Un Cactus poétique et émouvant

Le baroque – et l’art musical en général – n’étant pas réservés à une élite de connaisseurs, le chapiteau accueille des spectacles familiaux, à l’instar de Cactus, conte en musique qui mêle le texte de Laurent Carudel au commentaire musical réglé par le contre-ténor Bruno Le Lévreur, accompagné par la soprano Sophie Pattey, Françoise Defours et Marie-Noëlle Visse aux flûtes à bec, Julie Dessaint à la viole de gambe et Thibaut Roussel au théorbe. Léo a huit ans et attend ses parents dans le bureau du directeur de l’école : c’est le point de départ à une rêverie où se condensent les angoisses du petit garçon, témoin de la fragilité de sa mère, qu’il cherche à retrouver, poursuivant un oiseau aux ailes rouge feu comme son foulard ou escaladant un cactus. Ponctué par des pages de Purcell, Haendel ou Marin Marais, reconnaissables par les amateurs, le spectacle ne se contente pas d’une initiation à la musique : chacun des morceaux choisis nourrit l’émotion d’un récit délicat, qui passe avec une belle fluidité du songe à la réalité, enrichissant celle-ci par celui-là.

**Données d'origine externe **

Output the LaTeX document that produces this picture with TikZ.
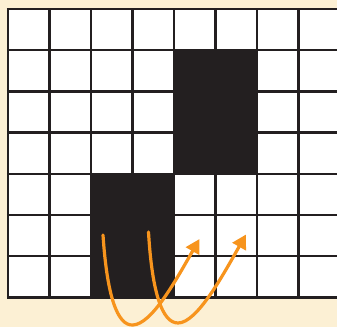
\documentclass[tikz,border=0pt]{standalone}
\usetikzlibrary{arrows.meta}
\definecolor{cream}{HTML}{FCF0D4}
\definecolor{ink}{HTML}{231F20}
\definecolor{orangearr}{HTML}{F7941D}
\tikzset{
  gridline/.style={ink, line width=2.3pt},
  cellblack/.style={fill=ink},
  swaparrow/.style={orangearr, line width=3.2pt, line cap=round, -{Triangle[length=14pt,width=15pt]}}
}
\begin{document}
\begin{tikzpicture}[x=1pt,y=-1pt]
\useasboundingbox (0,0) rectangle (337,327);
\clip (0,0) rectangle (337,327);
\fill[cream] (0,0) rectangle (337,327);
\fill[white] (8,9) rectangle (340,297.5);
\fill[cellblack] (174,50.2) rectangle (257,173.9);
\fill[cellblack] (91,173.9) rectangle (174,297.5);
\foreach \i in {0,...,8}{
  \draw[gridline] ({8+41.5*\i},9) -- ({8+41.5*\i},297.5);
}
\foreach \j in {0,...,7}{
  \draw[gridline] (6.85,{9+41.21*\j}) -- (340,{9+41.21*\j});
}
\coordinate (s1) at (103,235);
\coordinate (b1) at (133,325);
\coordinate (t1) at (199.5,239);
\coordinate (s2) at (148.5,232);
\coordinate (b2) at (178,323);
\coordinate (t2) at (246,234.5);
\draw[swaparrow] (s1) .. controls (107,295) and (117,326) .. (b1) .. controls (152,324) and (176,280) .. (t1);
\draw[swaparrow] (s2) .. controls (152,292) and (162,323) .. (b2) .. controls (197,323) and (223,275) .. (t2);
\end{tikzpicture}
\end{document}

Jouant subtilement de l’ambiguïté poétique propre à l’univers du conte –  jusqu’à l’indétermination générique de l’Emmanuel(le) dont le héros baise les lèvres sur la photo de classe –, Cactus aborde avec une profonde sincérité des thèmes difficiles, voire tabou pour un jeune public, comme la mort et le deuil, et vivifie l’imagination du spectateur, qui s’approprie l’histoire par sa lecture personnelle qu’il en fait. Intime et universel à la fois, Cactus constitue un voyage aux vertus authentiquement pédagogiques, celles de l’imaginaire.

La célébration Haendel

Le week-end s’achève avec Haendel et Israël en Egypte. A la tête du Concert Lorrain et du Nederlands Kamerkoor, Roy Goodman magnifie l’ampleur et la majesté des chœurs, nombreux, qui se succèdent parfois longuement au fil de la partition, au risque d’en alourdir la pompe, impression renforcée par une première partie solennelle habituellement fortement résumée. Les tempi n’en restent pas moins généralement alertes, en particulier dans les airs, et mettent en avant deux basses qui se complètent harmonieusement – Peter Harvey et Roderick Williams – tandis que les deux sopranos – Julia Doyle et Maria Valdmaa ne déparent pas, et le ténor James Gilchrist non plus. L’alto David Alisopp appelle plus de réserves. Avec plus de deux heures trente de musique, l’ouvrage excède d’au moins une demi-heure la chronologie attendue. La célébration ne connaît pas les aléas temporels, et celles du festival d’Ambronay passe aisément les époques : cette édition 2014, la première sous la direction de Daniel Bizeray, réserve encore deux week-ends pour le vérifier, avec, de William Christie à Leonardo Garcia Alarcon et Les Surprises de Juliette Guignard et Louis-Noël Bestion de Camboulas, des gloires d’aujourd’hui comme des grands noms de demain.